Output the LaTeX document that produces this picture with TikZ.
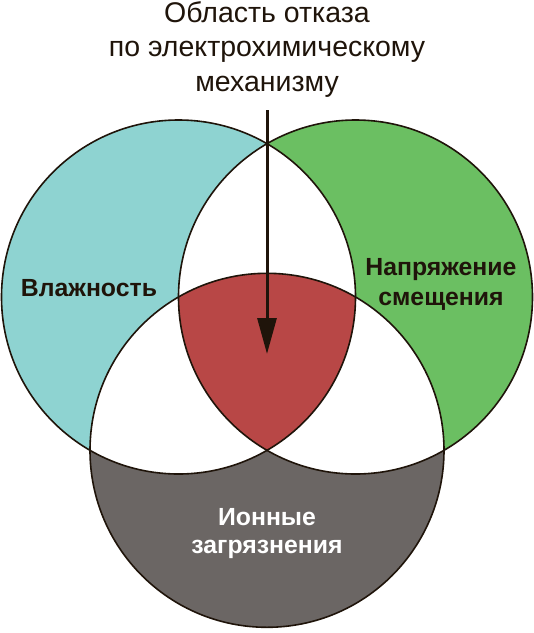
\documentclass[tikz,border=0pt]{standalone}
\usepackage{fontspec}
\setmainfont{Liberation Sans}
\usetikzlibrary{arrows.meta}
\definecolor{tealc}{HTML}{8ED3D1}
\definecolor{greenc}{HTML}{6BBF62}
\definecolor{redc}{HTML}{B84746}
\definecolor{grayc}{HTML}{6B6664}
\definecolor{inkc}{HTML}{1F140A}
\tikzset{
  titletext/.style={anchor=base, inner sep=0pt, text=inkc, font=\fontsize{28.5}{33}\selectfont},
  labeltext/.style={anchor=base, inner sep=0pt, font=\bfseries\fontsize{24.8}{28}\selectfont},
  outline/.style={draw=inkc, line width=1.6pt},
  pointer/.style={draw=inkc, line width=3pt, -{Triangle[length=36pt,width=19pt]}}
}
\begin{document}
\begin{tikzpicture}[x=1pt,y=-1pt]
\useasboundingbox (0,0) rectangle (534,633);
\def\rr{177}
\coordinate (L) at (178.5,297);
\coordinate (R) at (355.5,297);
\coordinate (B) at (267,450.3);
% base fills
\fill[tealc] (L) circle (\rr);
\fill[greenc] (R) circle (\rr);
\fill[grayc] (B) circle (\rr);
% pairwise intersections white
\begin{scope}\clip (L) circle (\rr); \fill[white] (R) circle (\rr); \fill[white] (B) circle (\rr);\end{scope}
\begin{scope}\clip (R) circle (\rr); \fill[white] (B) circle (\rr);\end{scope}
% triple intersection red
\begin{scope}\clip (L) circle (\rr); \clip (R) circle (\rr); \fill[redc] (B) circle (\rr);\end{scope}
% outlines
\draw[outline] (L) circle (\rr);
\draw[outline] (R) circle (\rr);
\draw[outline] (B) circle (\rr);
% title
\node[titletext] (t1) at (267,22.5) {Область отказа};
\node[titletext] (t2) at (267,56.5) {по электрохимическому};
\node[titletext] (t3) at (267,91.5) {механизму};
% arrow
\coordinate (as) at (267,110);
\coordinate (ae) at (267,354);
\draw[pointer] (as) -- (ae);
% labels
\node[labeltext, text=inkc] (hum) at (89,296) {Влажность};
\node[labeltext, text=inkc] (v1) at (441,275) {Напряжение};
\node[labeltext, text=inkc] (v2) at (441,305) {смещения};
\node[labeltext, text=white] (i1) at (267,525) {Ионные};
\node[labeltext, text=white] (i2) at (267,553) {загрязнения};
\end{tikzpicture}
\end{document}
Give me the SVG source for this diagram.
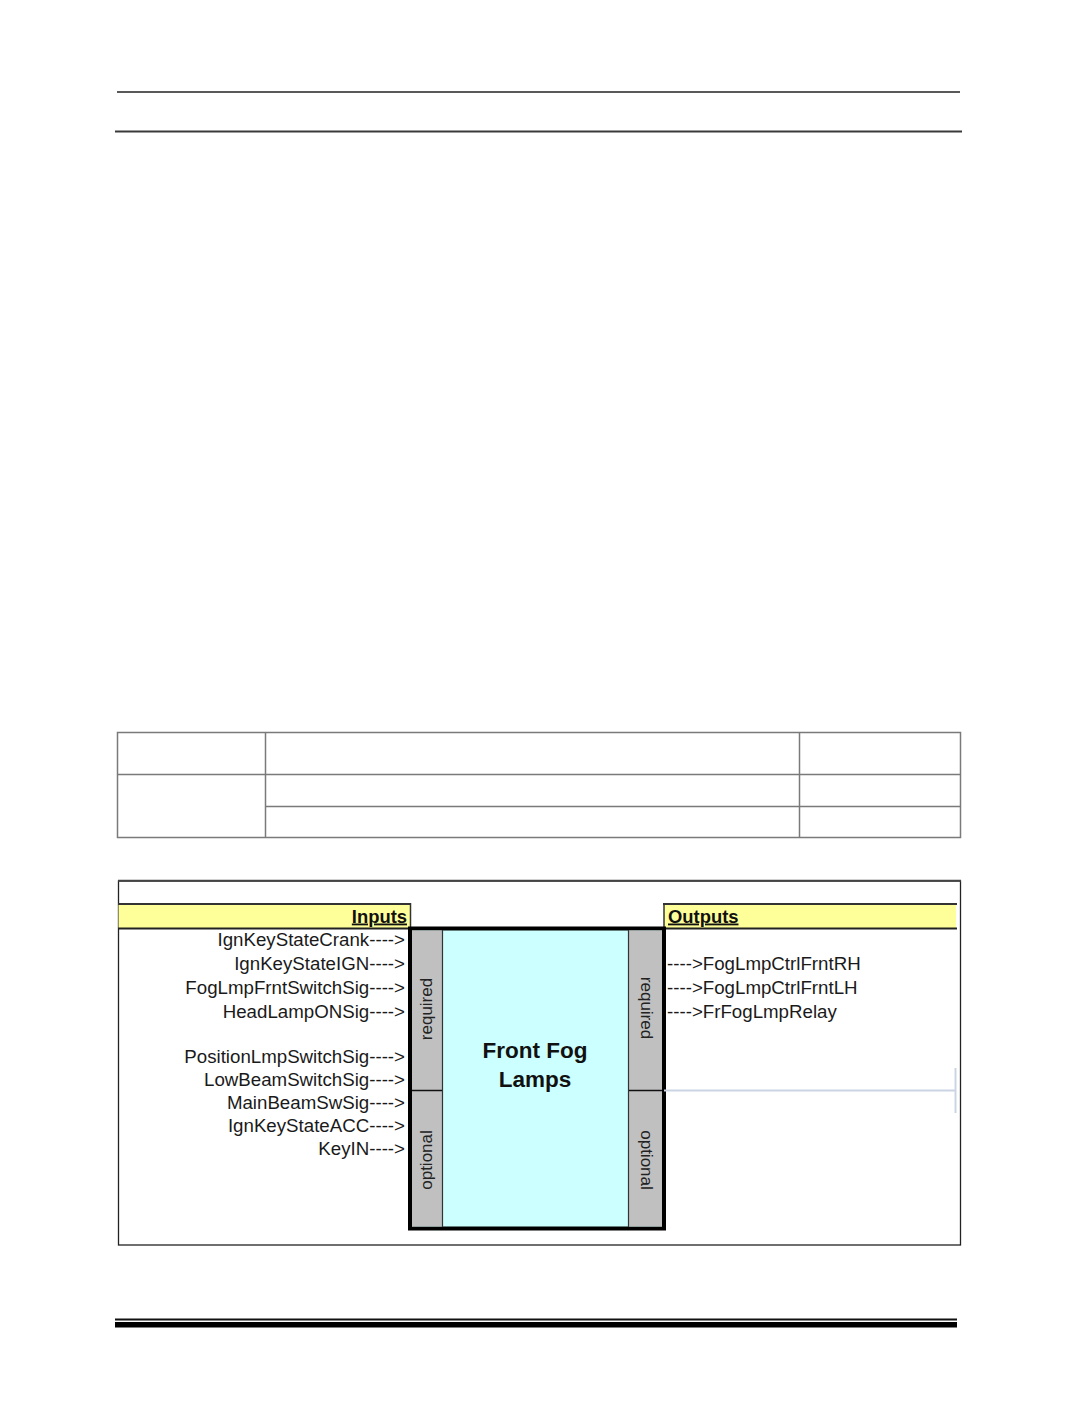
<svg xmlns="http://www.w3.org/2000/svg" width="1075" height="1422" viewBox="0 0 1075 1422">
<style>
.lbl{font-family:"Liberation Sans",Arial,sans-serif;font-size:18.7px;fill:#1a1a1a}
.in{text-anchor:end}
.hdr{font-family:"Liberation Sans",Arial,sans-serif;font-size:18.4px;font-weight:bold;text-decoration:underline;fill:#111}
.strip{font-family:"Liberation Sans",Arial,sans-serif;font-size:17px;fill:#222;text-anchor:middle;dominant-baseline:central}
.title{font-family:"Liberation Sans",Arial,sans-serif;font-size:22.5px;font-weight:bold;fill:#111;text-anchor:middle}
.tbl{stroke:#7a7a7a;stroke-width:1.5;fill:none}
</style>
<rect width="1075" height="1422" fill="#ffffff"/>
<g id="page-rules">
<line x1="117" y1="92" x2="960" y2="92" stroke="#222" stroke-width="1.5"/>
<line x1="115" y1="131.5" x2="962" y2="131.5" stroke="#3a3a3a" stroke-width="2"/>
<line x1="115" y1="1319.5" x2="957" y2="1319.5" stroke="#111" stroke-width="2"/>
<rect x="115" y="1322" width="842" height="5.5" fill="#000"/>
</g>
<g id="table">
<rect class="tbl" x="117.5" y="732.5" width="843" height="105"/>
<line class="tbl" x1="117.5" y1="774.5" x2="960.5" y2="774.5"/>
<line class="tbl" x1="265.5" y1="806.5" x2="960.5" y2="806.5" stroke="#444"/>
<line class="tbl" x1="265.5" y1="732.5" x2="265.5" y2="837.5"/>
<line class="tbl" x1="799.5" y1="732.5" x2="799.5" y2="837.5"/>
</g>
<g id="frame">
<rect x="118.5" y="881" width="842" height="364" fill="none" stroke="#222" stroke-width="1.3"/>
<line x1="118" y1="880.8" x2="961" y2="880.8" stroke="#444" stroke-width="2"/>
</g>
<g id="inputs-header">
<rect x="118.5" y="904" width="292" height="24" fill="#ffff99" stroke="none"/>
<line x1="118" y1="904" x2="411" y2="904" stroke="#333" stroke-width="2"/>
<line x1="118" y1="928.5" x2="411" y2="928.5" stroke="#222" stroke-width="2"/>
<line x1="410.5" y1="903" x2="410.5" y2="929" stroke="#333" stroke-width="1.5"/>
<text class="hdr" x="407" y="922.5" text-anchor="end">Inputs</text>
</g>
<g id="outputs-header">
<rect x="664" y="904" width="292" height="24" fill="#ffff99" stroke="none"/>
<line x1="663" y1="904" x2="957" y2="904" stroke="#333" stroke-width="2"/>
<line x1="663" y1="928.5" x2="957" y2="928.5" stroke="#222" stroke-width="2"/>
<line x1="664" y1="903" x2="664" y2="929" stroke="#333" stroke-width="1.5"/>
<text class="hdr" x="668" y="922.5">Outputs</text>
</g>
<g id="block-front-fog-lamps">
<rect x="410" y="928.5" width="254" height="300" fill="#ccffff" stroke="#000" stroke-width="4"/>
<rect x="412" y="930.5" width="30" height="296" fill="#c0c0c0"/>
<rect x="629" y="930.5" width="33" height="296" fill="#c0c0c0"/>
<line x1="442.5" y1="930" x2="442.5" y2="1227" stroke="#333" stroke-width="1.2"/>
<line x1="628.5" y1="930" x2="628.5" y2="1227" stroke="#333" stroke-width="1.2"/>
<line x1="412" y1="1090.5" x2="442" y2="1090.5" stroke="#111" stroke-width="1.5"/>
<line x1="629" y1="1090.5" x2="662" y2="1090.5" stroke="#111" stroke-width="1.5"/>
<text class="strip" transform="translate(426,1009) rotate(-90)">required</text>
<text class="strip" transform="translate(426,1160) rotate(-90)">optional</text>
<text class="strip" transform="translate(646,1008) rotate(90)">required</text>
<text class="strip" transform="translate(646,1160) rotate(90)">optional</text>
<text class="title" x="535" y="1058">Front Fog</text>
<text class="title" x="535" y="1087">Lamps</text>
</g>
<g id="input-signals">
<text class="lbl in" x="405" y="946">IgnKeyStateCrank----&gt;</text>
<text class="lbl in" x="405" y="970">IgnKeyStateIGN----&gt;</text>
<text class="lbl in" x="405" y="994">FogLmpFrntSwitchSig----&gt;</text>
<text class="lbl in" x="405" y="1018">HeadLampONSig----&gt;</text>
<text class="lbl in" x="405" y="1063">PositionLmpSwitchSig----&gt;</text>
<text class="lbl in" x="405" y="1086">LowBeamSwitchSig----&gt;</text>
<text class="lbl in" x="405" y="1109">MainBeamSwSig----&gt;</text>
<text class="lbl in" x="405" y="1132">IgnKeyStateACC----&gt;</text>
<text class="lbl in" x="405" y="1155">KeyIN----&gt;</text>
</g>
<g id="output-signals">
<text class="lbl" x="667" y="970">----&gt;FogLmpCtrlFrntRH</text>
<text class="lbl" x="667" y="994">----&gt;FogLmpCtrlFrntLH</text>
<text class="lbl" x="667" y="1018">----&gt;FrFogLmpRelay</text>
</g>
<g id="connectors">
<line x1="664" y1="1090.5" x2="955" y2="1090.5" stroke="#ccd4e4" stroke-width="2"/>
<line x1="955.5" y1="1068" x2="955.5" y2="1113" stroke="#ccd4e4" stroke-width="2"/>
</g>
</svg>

_EXERCISE DESCRIPTION_. All of the material above needs to be restated exactly, with no pictures.

_SOLUTION TO THE PROBLEM_.
Output the LaTeX document that produces this picture with TikZ.
\documentclass[tikz,border=0pt]{standalone}
\usepackage{fontspec}
\setmainfont{Liberation Sans}
\usetikzlibrary{arrows.meta}
\definecolor{tealc}{HTML}{8ED3D1}
\definecolor{greenc}{HTML}{6BBF62}
\definecolor{redc}{HTML}{B84746}
\definecolor{grayc}{HTML}{6B6664}
\definecolor{inkc}{HTML}{1F140A}
\tikzset{
  titletext/.style={anchor=base, inner sep=0pt, text=inkc, font=\fontsize{28.5}{33}\selectfont},
  labeltext/.style={anchor=base, inner sep=0pt, font=\bfseries\fontsize{24.8}{28}\selectfont},
  outline/.style={draw=inkc, line width=1.6pt},
  pointer/.style={draw=inkc, line width=3pt, -{Triangle[length=36pt,width=19pt]}}
}
\begin{document}
\begin{tikzpicture}[x=1pt,y=-1pt]
\useasboundingbox (0,0) rectangle (534,633);
\def\rr{177}
\coordinate (L) at (178.5,297);
\coordinate (R) at (355.5,297);
\coordinate (B) at (267,450.3);
% base fills
\fill[tealc] (L) circle (\rr);
\fill[greenc] (R) circle (\rr);
\fill[grayc] (B) circle (\rr);
% pairwise intersections white
\begin{scope}\clip (L) circle (\rr); \fill[white] (R) circle (\rr); \fill[white] (B) circle (\rr);\end{scope}
\begin{scope}\clip (R) circle (\rr); \fill[white] (B) circle (\rr);\end{scope}
% triple intersection red
\begin{scope}\clip (L) circle (\rr); \clip (R) circle (\rr); \fill[redc] (B) circle (\rr);\end{scope}
% outlines
\draw[outline] (L) circle (\rr);
\draw[outline] (R) circle (\rr);
\draw[outline] (B) circle (\rr);
% title
\node[titletext] (t1) at (267,22.5) {Область отказа};
\node[titletext] (t2) at (267,56.5) {по электрохимическому};
\node[titletext] (t3) at (267,91.5) {механизму};
% arrow
\coordinate (as) at (267,110);
\coordinate (ae) at (267,354);
\draw[pointer] (as) -- (ae);
% labels
\node[labeltext, text=inkc] (hum) at (89,296) {Влажность};
\node[labeltext, text=inkc] (v1) at (441,275) {Напряжение};
\node[labeltext, text=inkc] (v2) at (441,305) {смещения};
\node[labeltext, text=white] (i1) at (267,525) {Ионные};
\node[labeltext, text=white] (i2) at (267,553) {загрязнения};
\end{tikzpicture}
\end{document}
Give me the SVG source for this diagram.
<svg xmlns="http://www.w3.org/2000/svg" width="1075" height="1422" viewBox="0 0 1075 1422">
<style>
.lbl{font-family:"Liberation Sans",Arial,sans-serif;font-size:18.7px;fill:#1a1a1a}
.in{text-anchor:end}
.hdr{font-family:"Liberation Sans",Arial,sans-serif;font-size:18.4px;font-weight:bold;text-decoration:underline;fill:#111}
.strip{font-family:"Liberation Sans",Arial,sans-serif;font-size:17px;fill:#222;text-anchor:middle;dominant-baseline:central}
.title{font-family:"Liberation Sans",Arial,sans-serif;font-size:22.5px;font-weight:bold;fill:#111;text-anchor:middle}
.tbl{stroke:#7a7a7a;stroke-width:1.5;fill:none}
</style>
<rect width="1075" height="1422" fill="#ffffff"/>
<g id="page-rules">
<line x1="117" y1="92" x2="960" y2="92" stroke="#222" stroke-width="1.5"/>
<line x1="115" y1="131.5" x2="962" y2="131.5" stroke="#3a3a3a" stroke-width="2"/>
<line x1="115" y1="1319.5" x2="957" y2="1319.5" stroke="#111" stroke-width="2"/>
<rect x="115" y="1322" width="842" height="5.5" fill="#000"/>
</g>
<g id="table">
<rect class="tbl" x="117.5" y="732.5" width="843" height="105"/>
<line class="tbl" x1="117.5" y1="774.5" x2="960.5" y2="774.5"/>
<line class="tbl" x1="265.5" y1="806.5" x2="960.5" y2="806.5" stroke="#444"/>
<line class="tbl" x1="265.5" y1="732.5" x2="265.5" y2="837.5"/>
<line class="tbl" x1="799.5" y1="732.5" x2="799.5" y2="837.5"/>
</g>
<g id="frame">
<rect x="118.5" y="881" width="842" height="364" fill="none" stroke="#222" stroke-width="1.3"/>
<line x1="118" y1="880.8" x2="961" y2="880.8" stroke="#444" stroke-width="2"/>
</g>
<g id="inputs-header">
<rect x="118.5" y="904" width="292" height="24" fill="#ffff99" stroke="none"/>
<line x1="118" y1="904" x2="411" y2="904" stroke="#333" stroke-width="2"/>
<line x1="118" y1="928.5" x2="411" y2="928.5" stroke="#222" stroke-width="2"/>
<line x1="410.5" y1="903" x2="410.5" y2="929" stroke="#333" stroke-width="1.5"/>
<text class="hdr" x="407" y="922.5" text-anchor="end">Inputs</text>
</g>
<g id="outputs-header">
<rect x="664" y="904" width="292" height="24" fill="#ffff99" stroke="none"/>
<line x1="663" y1="904" x2="957" y2="904" stroke="#333" stroke-width="2"/>
<line x1="663" y1="928.5" x2="957" y2="928.5" stroke="#222" stroke-width="2"/>
<line x1="664" y1="903" x2="664" y2="929" stroke="#333" stroke-width="1.5"/>
<text class="hdr" x="668" y="922.5">Outputs</text>
</g>
<g id="block-front-fog-lamps">
<rect x="410" y="928.5" width="254" height="300" fill="#ccffff" stroke="#000" stroke-width="4"/>
<rect x="412" y="930.5" width="30" height="296" fill="#c0c0c0"/>
<rect x="629" y="930.5" width="33" height="296" fill="#c0c0c0"/>
<line x1="442.5" y1="930" x2="442.5" y2="1227" stroke="#333" stroke-width="1.2"/>
<line x1="628.5" y1="930" x2="628.5" y2="1227" stroke="#333" stroke-width="1.2"/>
<line x1="412" y1="1090.5" x2="442" y2="1090.5" stroke="#111" stroke-width="1.5"/>
<line x1="629" y1="1090.5" x2="662" y2="1090.5" stroke="#111" stroke-width="1.5"/>
<text class="strip" transform="translate(426,1009) rotate(-90)">required</text>
<text class="strip" transform="translate(426,1160) rotate(-90)">optional</text>
<text class="strip" transform="translate(646,1008) rotate(90)">required</text>
<text class="strip" transform="translate(646,1160) rotate(90)">optional</text>
<text class="title" x="535" y="1058">Front Fog</text>
<text class="title" x="535" y="1087">Lamps</text>
</g>
<g id="input-signals">
<text class="lbl in" x="405" y="946">IgnKeyStateCrank----&gt;</text>
<text class="lbl in" x="405" y="970">IgnKeyStateIGN----&gt;</text>
<text class="lbl in" x="405" y="994">FogLmpFrntSwitchSig----&gt;</text>
<text class="lbl in" x="405" y="1018">HeadLampONSig----&gt;</text>
<text class="lbl in" x="405" y="1063">PositionLmpSwitchSig----&gt;</text>
<text class="lbl in" x="405" y="1086">LowBeamSwitchSig----&gt;</text>
<text class="lbl in" x="405" y="1109">MainBeamSwSig----&gt;</text>
<text class="lbl in" x="405" y="1132">IgnKeyStateACC----&gt;</text>
<text class="lbl in" x="405" y="1155">KeyIN----&gt;</text>
</g>
<g id="output-signals">
<text class="lbl" x="667" y="970">----&gt;FogLmpCtrlFrntRH</text>
<text class="lbl" x="667" y="994">----&gt;FogLmpCtrlFrntLH</text>
<text class="lbl" x="667" y="1018">----&gt;FrFogLmpRelay</text>
</g>
<g id="connectors">
<line x1="664" y1="1090.5" x2="955" y2="1090.5" stroke="#ccd4e4" stroke-width="2"/>
<line x1="955.5" y1="1068" x2="955.5" y2="1113" stroke="#ccd4e4" stroke-width="2"/>
</g>
</svg>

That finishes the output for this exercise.